En revanche, sur les détails et notamment sur les chiffres, la bataille mémorielle fait rage ! En comparant les deux versions officielles (Ambassade de France), l'attention du lecteur est avant tout attirée par de (petits) desaccords, sur le nombre de militaires mexicains engagés dans la bataille ou sur les pertes reportées par les deux camps. Le récit fondateur de la Légion étrangère ne laisse aucun doute : le ratio au combat était de 1 soldat français pour 40 mexicains. Et si les français ont tendance à gonfler un peu les chiffres, les mexicains quant à eux minimisent les pertes.

Au-delà des chiffres, certaines interprétations divergent également. Ainsi, d’après le Colonel Milán, la résistance des français est d’abord due à une incompréhension : ils pensaient que les mexicains faisaient partie de la « Guerilla » et donc les exécuteraient sommairement quoiqu'il advienne. Et effectivement, la lecture de l’ouvrage de Gustave Niox montre bien la piètre opinion que les français avaient de l’armée mexicaine, divisée en bandes rivales et mélangée à des bandes et milices locales, "ces bandits de profession" selon Louis Noir. Du côté français, la lecture est toute autre. C’est l’esprit de sacrifice qui préside ; l’idée du capitaine Danjou étant d’occuper le plus longtemps possible les troupes du colonel Milán afin de permettre au convoi menacé d’atteindre Orizaba.
Les deux textes soulignent enfin une manière radicalement opposée de considérer l’ennemi. Le récit attribué au Colonel Milan prend ainsi un soin particulier à évoquer les membres de la compagnie française et les noms des principaux protagonistes. Et alors que la version mexicaine met en avant la générosité du docteur Talavera à soigner les blessés français, la version française explique que la reddition n’a eu lieu que parce que les généraux mexicains s’étaient engagés sur l’honneur à prendre en charge les blessés :
« - Nous nous rendons si vous nous promettez de relever et de soigner nos blessés (…) - On ne refuse rien à des hommes comme vous ! » Répondit l’officier ».
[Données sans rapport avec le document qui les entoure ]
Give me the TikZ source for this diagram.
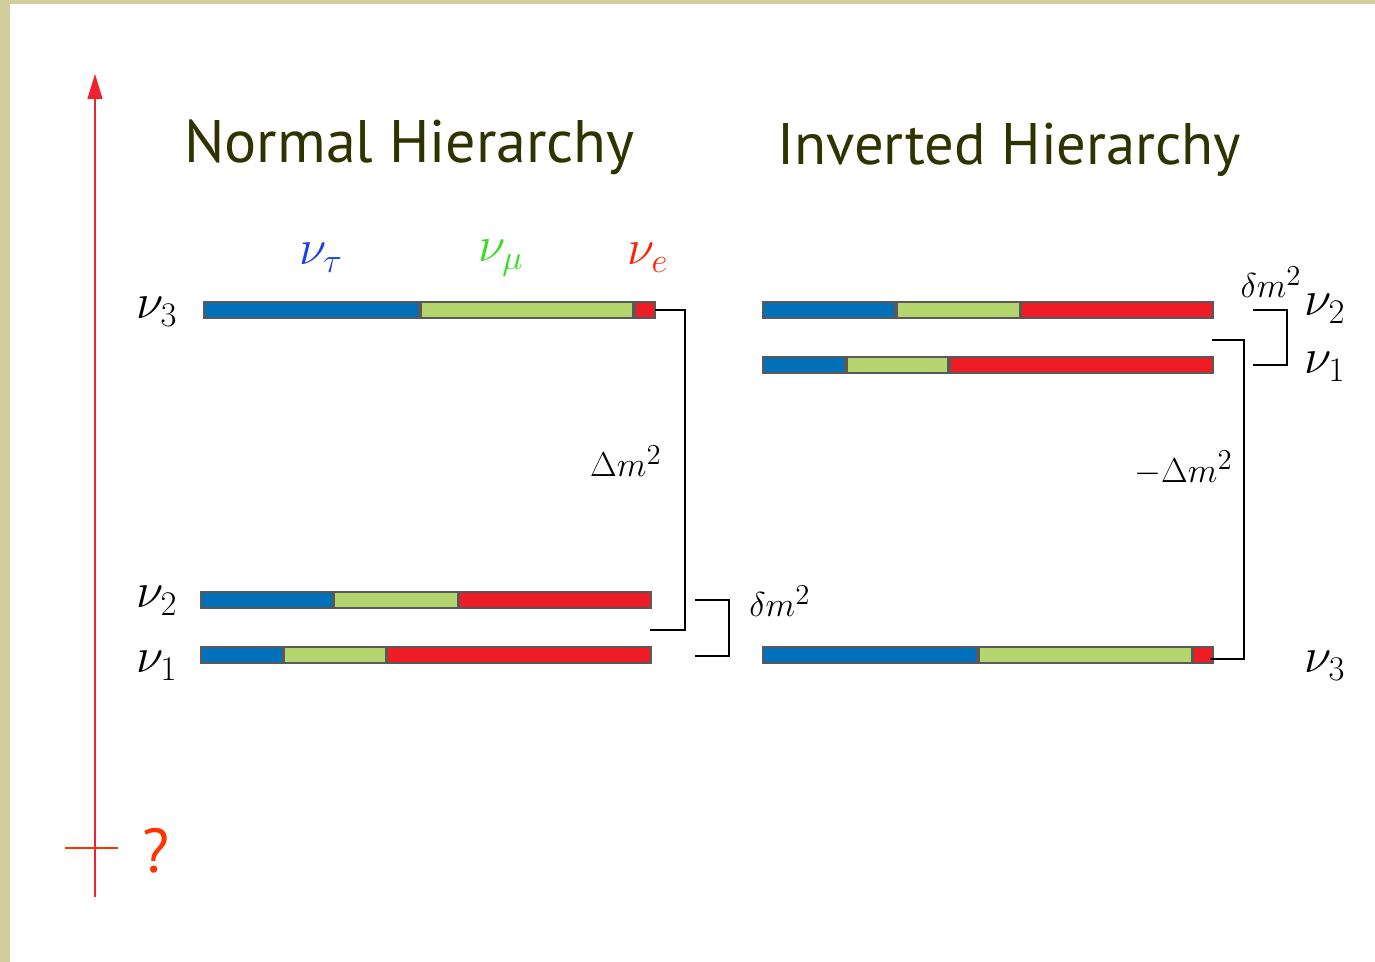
\documentclass[tikz,border=0pt]{standalone}
\usepackage{fontspec}
\newfontfamily\titlefont{PT Sans}
\usetikzlibrary{arrows.meta,fit}
\definecolor{bgpaper}{HTML}{D2CE9C}
\definecolor{titlecol}{HTML}{2E3300}
\definecolor{barblue}{HTML}{0070B8}
\definecolor{bargreen}{HTML}{B5D56E}
\definecolor{barred}{HTML}{EE1C25}
\definecolor{labblue}{HTML}{1A40E8}
\definecolor{labgreen}{HTML}{30E020}
\definecolor{labred}{HTML}{FF2200}
\definecolor{axisred}{HTML}{EE2230}
\definecolor{qred}{HTML}{FF3300}
\tikzset{
  seg/.style={draw=black!65, line width=0.6pt, inner sep=0pt, outer sep=0pt},
  bracket/.style={draw=black, line width=1.4pt},
  nulab/.style={font=\fontsize{25}{30}\selectfont, inner sep=0pt},
  mlab/.style={font=\fontsize{19}{23}\selectfont, inner sep=0pt},
  ttl/.style={text=titlecol, inner sep=0pt, anchor=base west},
}
\begin{document}
\begin{tikzpicture}[x=0.5pt,y=-0.5pt]
% background
\fill[bgpaper] (0,0) rectangle (1375,962);
\fill[white] (10,4) rectangle (1375,962);
\useasboundingbox (0,0) rectangle (1375,962);

% axis
\coordinate (axb) at (95,897);
\coordinate (axt) at (95,74);
\draw[axisred, line width=0.6pt, -{Triangle[width=7.5pt,length=12.5pt]}] (axb) -- (axt);
\coordinate (tl) at (65,848);
\coordinate (tr) at (118,848);
\draw[qred, line width=1pt] (tl) -- (tr);
\node[font=\titlefont\fontsize{31}{36}\selectfont, text=qred, inner sep=0pt] (q) at (156,851) {?};

% titles
\node[ttl, font=\titlefont\fontsize{30}{36}\selectfont] (tnh) at (184,163) {Normal Hierarchy};
\node[ttl, font=\titlefont\fontsize{29.3}{36}\selectfont] (tih) at (777,165) {Inverted Hierarchy};

% flavour labels
\node[nulab, text=labblue] (lt) at (321,258) {$\nu_\tau$};
\node[nulab, text=labgreen] (lm) at (501,258) {$\nu_\mu$};
\node[nulab, text=labred] (le) at (648,258) {$\nu_e$};

% NH bars
\node[seg, fill=barblue, fit={(204,302)(419,318)}] (a3b) {};
\node[seg, fill=bargreen, fit={(421,302)(633,318)}] (a3g) {};
\node[seg, fill=barred, fit={(635,302)(655,318)}] (a3r) {};
\node[seg, fill=barblue, fit={(201,592)(333,608)}] (a2b) {};
\node[seg, fill=bargreen, fit={(334,592)(458,608)}] (a2g) {};
\node[seg, fill=barred, fit={(459,592)(651,608)}] (a2r) {};
\node[seg, fill=barblue, fit={(201,647)(283,663)}] (a1b) {};
\node[seg, fill=bargreen, fit={(284,647)(386,663)}] (a1g) {};
\node[seg, fill=barred, fit={(387,647)(651,663)}] (a1r) {};

\node[nulab] (na3) at (157,312) {$\nu_3$};
\node[nulab] (na2) at (157,601) {$\nu_2$};
\node[nulab] (na1) at (157,666) {$\nu_1$};

% NH brackets
\coordinate (nhD) at (650,630);
\draw[bracket] (a3r.east) -- ++(30,0) |- (nhD);
\node[mlab, anchor=east] (lD) at (662,461) {$\Delta m^2$};
\coordinate (nhd1) at (695,600);
\coordinate (nhd2) at (695,656);
\draw[bracket] (nhd1) -- ++(34,0) |- (nhd2);
\node[mlab, anchor=west] (ld) at (749,601) {$\delta m^2$};

% IH bars
\node[seg, fill=barblue, fit={(763,302)(895,318)}] (b2b) {};
\node[seg, fill=bargreen, fit={(897,302)(1020,318)}] (b2g) {};
\node[seg, fill=barred, fit={(1021,302)(1213,318)}] (b2r) {};
\node[seg, fill=barblue, fit={(763,357)(845,373)}] (b1b) {};
\node[seg, fill=bargreen, fit={(847,357)(948,373)}] (b1g) {};
\node[seg, fill=barred, fit={(950,357)(1213,373)}] (b1r) {};
\node[seg, fill=barblue, fit={(763,647)(977,663)}] (b3b) {};
\node[seg, fill=bargreen, fit={(979,647)(1192,663)}] (b3g) {};
\node[seg, fill=barred, fit={(1193,647)(1213,663)}] (b3r) {};

\node[nulab] (nb2) at (1325,309) {$\nu_2$};
\node[nulab] (nb1) at (1325,367) {$\nu_1$};
\node[nulab] (nb3) at (1325,666) {$\nu_3$};

% IH brackets
\coordinate (ihd1) at (1253,310);
\coordinate (ihd2) at (1253,365);
\draw[bracket] (ihd1) -- ++(34,0) |- (ihd2);
\node[mlab] (ld2) at (1271,282) {$\delta m^2$};
\coordinate (ihD) at (1212,340);
\coordinate (ihE) at (1210,659);
\draw[bracket] (ihD) -- ++(32,0) |- (ihE);
\node[mlab, anchor=east] (lD2) at (1233,468) {$-\Delta m^2$};
\end{tikzpicture}
\end{document}
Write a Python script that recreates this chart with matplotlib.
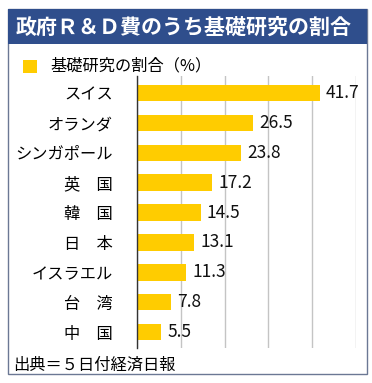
import matplotlib.pyplot as plt
from matplotlib.patches import Rectangle

plt.rcParams['font.family'] = ['Noto Sans CJK JP', 'DejaVu Sans']

countries = ['スイス', 'オランダ', 'シンガポール', '英\u3000国', '韓\u3000国',
             '日\u3000本', 'イスラエル', '台\u3000湾', '中\u3000国']
shares = [41.7, 26.5, 23.8, 17.2, 14.5, 13.1, 11.3, 7.8, 5.5]
xticks = [0, 10, 20, 30, 40, 50]

title = '政府Ｒ＆Ｄ費のうち基礎研究の割合'
legend_label = '基礎研究の割合（%）'
source = '出典＝５日付経済日報'

W, H = 372, 383
fig = plt.figure(figsize=(W / 100, H / 100), dpi=100)


def px(x, y):
    # image pixel coords (y down) -> figure fraction
    return x / W, 1 - y / H


# outer frame
fig.patches.append(Rectangle(px(8, 374), 359 / W, 365 / H, transform=fig.transFigure,
                             facecolor='white', edgecolor='#6B7894', linewidth=1.0, zorder=0))
# title banner
fig.patches.append(Rectangle(px(8, 44), 359 / W, 35 / H, transform=fig.transFigure,
                             facecolor='#2F4E8C', edgecolor='none', zorder=1))
fig.text(*px(16, 27), title, color='white', fontsize=15.1, fontweight='bold',
         ha='left', va='center')

# legend
fig.patches.append(Rectangle(px(23, 73), 14 / W, 13 / H, transform=fig.transFigure,
                             facecolor='#FFCC00', edgecolor='none'))
fig.text(*px(50, 66), legend_label, fontsize=11.7, ha='left', va='center')

# source
fig.text(*px(13, 365), source, fontsize=11.7, ha='left', va='center')

left, right = 137, 356
top, bottom = 76, 348
ax = fig.add_axes([left / W, 1 - bottom / H, (right - left) / W, (bottom - top) / H])
ax.set_zorder(5)
ax.patch.set_alpha(0)

ypos = list(range(len(countries)))
ax.barh(ypos, shares, height=0.55, color='#FFCC00', zorder=2)
for y, v in zip(ypos, shares):
    ax.annotate(f'{v}', (v, y), xytext=(4.5, 0), textcoords='offset points',
                ha='left', va='center', fontsize=12.5, color='#111111')

ax.set_xlim(0, 50)
ax.set_ylim(len(countries) - 0.47, -0.57)
ax.set_xticks(xticks)
ax.xaxis.grid(True, color='#C4C4C4', linewidth=1.0)
ax.set_axisbelow(True)
ax.tick_params(axis='x', length=0, labelbottom=False)
ax.tick_params(axis='y', length=0, pad=17.5)
ax.set_yticks(ypos)
ax.set_yticklabels(countries, fontsize=11.7)
for s in ['top', 'right', 'bottom']:
    ax.spines[s].set_visible(False)
ax.spines['left'].set_color('#333333')
ax.spines['left'].set_linewidth(1.0)

fig.savefig('out.png', dpi=100)
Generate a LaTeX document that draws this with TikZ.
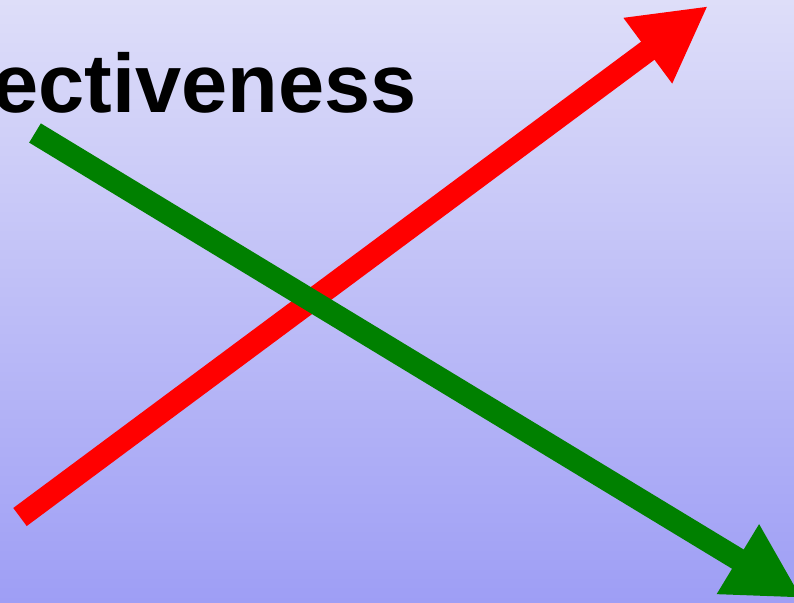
\documentclass[tikz,border=0pt]{standalone}
\usepackage{fontspec}
\setmainfont{Liberation Sans}
\usetikzlibrary{arrows.meta}
\definecolor{bgtop}{RGB}{222,222,249}
\definecolor{bgbot}{RGB}{158,158,245}
\definecolor{arrred}{RGB}{255,0,0}
\definecolor{arrgreen}{RGB}{0,128,0}
\tikzset{
  bigarrow/.style={line width=22.5pt, line cap=butt,
    -{Triangle[length=75pt,width=76pt]}},
  titletext/.style={inner sep=0pt, font=\fontsize{83}{90}\selectfont\bfseries}
}
\begin{document}
\begin{tikzpicture}[x=1pt,y=-1pt]
\useasboundingbox (0,0) rectangle (794,602);
\clip (0,0) rectangle (794,602);
\shade[top color=bgtop, bottom color=bgbot] (0,0) rectangle (794,602);
\node[titletext, anchor=base east] (title) at (417,112) {ectiveness};
\coordinate (rstart) at (20,517);
\coordinate (rend) at (708,6);
\coordinate (gstart) at (35,133);
\coordinate (gend) at (802,598);
\draw[bigarrow, draw=arrred, fill=arrred] (rstart) -- (rend);
\draw[bigarrow, draw=arrgreen, fill=arrgreen] (gstart) -- (gend);
\end{tikzpicture}
\end{document}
L'ancien zouave Louis Noir, lui, reconnaît bien la valeur du « partisan hardi » mexicain, le colonel Milan qui « inspirait une grande confiance à ses soldats ». Toutefois Louis Noir conclue ce « brillant fait d’arme » en magnifiant le chiffre des victimes adverses (512 mexicains jonchaient le sol et presque toute la compagnie était décimée), participant pleinement à la Geste française.
Une cérémonie mexicaine qui associe « el extraño enemigo »
Ce 30 avril 2017, à Camarón de Tejeda, chacune de ces deux versions de l’histoire a donc été lue et partagée. Et cette année, la lecture du texte français était confiée à un ancien -quoique fort jeune- parachutiste militaire, décoré de la Croix de guerre. venu spécialement de Paris pour l’occasion.
L’autre spécificité de cette commémoration est la démultiplication des actes et des lieux d’hommages. La journée a démarré dans l’école primaire Francisco P. Milán, où les honneurs étaient rendus aux soldats mexicains. Une deuxième cérémonie a eu lieu au Mausolée français où reposent, depuis 1953, les restes des soldats de la 3ème compagnie du capitaine Danjou. Là, la Marseillaise a été interpretée par la fanfare militaire mexicaine, avant que ne soit entonné, à son tour, l’hymne de la Légion : le très exotique « Tiens, Voilà du boudin ». Le troisième temps a été celui du recueillement sur la tombe du Docteur Talavera. Enfin, le public et les officiels se sont réunis une dernière fois, au centre du village, devant le monument aux morts, dans l’attente du défilé militaire.